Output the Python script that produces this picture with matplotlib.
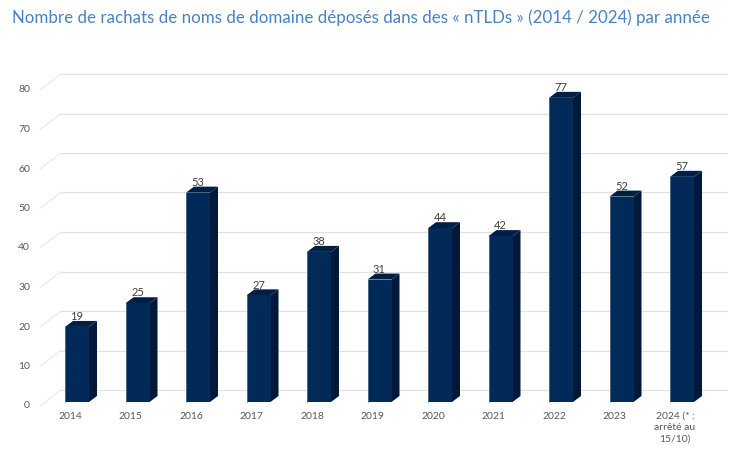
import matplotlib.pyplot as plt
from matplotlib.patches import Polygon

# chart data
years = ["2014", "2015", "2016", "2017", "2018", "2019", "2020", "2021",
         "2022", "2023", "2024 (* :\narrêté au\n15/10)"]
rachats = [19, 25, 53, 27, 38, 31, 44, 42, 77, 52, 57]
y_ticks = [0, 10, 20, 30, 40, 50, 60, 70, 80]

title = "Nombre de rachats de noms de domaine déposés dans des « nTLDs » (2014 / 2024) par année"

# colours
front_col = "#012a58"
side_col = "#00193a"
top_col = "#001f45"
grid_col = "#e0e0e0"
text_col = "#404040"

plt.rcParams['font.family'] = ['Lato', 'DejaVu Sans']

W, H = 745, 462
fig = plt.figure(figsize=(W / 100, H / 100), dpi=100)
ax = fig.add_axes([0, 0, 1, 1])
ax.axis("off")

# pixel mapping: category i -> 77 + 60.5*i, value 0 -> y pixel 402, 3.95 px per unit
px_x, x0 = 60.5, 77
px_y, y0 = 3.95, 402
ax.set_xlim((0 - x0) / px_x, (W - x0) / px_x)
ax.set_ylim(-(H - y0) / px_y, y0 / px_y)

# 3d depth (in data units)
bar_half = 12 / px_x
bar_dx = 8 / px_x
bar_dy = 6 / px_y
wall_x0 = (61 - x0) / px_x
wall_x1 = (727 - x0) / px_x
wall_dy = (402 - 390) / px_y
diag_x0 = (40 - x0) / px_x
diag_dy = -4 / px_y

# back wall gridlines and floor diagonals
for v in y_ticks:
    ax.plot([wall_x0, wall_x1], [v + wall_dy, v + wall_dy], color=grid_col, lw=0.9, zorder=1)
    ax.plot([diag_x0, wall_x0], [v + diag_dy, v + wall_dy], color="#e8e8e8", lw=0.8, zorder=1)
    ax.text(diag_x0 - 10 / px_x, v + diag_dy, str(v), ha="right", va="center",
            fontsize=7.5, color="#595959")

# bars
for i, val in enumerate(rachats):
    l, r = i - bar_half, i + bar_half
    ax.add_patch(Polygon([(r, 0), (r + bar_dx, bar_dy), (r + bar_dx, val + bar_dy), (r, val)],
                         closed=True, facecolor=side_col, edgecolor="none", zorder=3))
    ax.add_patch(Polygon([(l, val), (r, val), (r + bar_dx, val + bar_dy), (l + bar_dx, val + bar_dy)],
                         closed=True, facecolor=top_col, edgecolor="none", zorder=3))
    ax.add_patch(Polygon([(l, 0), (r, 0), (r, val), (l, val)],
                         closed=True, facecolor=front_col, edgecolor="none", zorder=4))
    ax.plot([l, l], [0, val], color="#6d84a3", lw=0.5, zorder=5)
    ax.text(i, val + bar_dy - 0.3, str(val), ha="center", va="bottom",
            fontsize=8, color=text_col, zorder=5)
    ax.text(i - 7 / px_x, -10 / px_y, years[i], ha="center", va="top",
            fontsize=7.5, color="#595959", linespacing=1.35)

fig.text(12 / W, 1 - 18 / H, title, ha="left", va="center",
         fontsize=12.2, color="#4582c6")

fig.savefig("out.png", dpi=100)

========================================================================

* Work instructions *
All lines holding the word "matplotlib" should be picked out and copied.

* In response *
Output the Python script that produces this picture with matplotlib.
import matplotlib.pyplot as plt
from matplotlib.patches import Polygon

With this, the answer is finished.